To be done - Begin with the first line of the material and write out each line exactly, ending with the line that contains "import numpy as np". Pictures are not part of the copy.

--- Begin Provided material ---

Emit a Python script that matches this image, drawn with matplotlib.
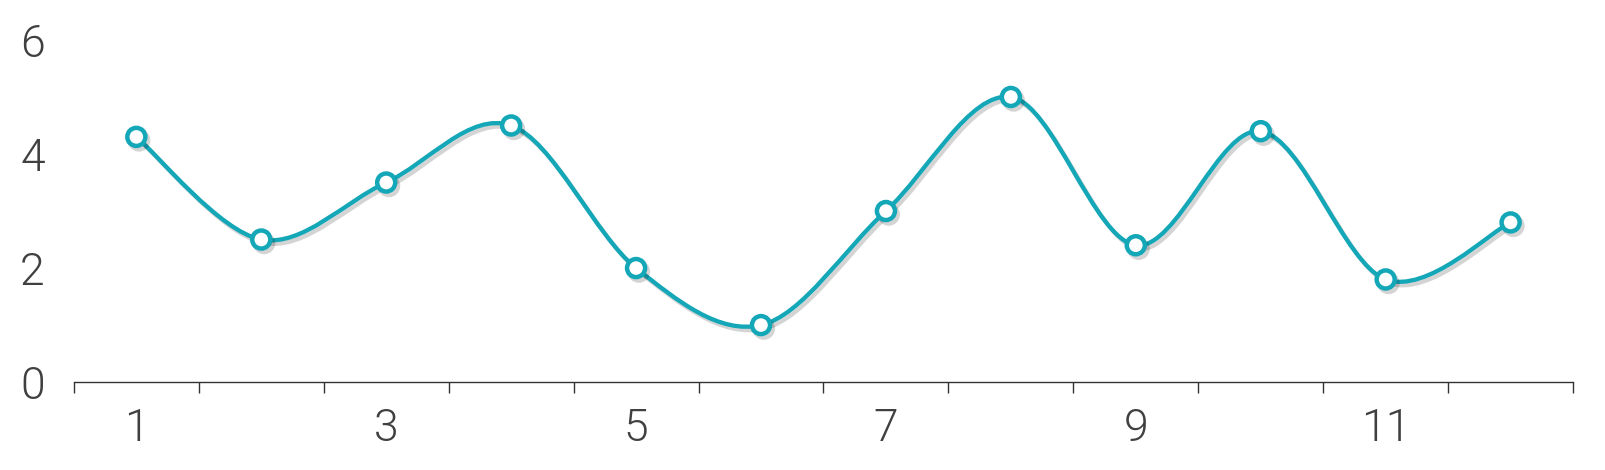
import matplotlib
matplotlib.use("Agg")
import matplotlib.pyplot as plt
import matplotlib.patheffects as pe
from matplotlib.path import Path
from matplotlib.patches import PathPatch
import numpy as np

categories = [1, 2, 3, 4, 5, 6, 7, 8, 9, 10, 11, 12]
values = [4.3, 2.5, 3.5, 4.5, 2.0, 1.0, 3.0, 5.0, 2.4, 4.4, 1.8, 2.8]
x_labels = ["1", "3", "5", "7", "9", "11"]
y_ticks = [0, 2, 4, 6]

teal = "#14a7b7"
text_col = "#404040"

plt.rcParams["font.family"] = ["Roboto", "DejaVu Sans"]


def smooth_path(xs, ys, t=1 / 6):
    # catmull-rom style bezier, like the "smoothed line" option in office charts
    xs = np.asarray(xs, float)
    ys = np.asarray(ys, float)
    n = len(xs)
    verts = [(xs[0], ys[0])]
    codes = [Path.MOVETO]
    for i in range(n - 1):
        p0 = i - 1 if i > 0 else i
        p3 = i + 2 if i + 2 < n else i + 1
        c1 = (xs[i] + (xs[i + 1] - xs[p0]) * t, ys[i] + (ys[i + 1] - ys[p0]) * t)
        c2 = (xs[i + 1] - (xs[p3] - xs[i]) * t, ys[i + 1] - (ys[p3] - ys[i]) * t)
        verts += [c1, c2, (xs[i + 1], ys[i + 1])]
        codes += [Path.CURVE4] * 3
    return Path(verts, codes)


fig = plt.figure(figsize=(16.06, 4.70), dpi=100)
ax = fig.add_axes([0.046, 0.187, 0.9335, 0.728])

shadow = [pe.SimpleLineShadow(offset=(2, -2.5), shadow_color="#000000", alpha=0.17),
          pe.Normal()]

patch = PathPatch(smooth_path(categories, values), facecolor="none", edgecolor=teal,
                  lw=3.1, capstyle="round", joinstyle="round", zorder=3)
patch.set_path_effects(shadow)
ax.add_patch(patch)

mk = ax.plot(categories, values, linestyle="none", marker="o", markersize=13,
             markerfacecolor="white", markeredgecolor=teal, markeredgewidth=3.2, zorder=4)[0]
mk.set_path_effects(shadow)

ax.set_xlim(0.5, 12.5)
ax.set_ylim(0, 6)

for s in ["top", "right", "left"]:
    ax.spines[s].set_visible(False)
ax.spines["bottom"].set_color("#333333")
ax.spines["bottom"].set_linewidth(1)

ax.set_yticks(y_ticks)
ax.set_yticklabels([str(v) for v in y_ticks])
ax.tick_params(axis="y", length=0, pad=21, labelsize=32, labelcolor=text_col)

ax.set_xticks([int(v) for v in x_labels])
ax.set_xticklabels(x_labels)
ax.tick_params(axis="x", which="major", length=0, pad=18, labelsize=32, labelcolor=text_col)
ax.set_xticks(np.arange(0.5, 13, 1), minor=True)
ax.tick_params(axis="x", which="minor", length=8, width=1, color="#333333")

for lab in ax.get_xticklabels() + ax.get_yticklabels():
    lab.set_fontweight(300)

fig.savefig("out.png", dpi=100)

--- End Provided material ---

Final answer -
Emit a Python script that matches this image, drawn with matplotlib.
import matplotlib
matplotlib.use("Agg")
import matplotlib.pyplot as plt
import matplotlib.patheffects as pe
from matplotlib.path import Path
from matplotlib.patches import PathPatch
import numpy as np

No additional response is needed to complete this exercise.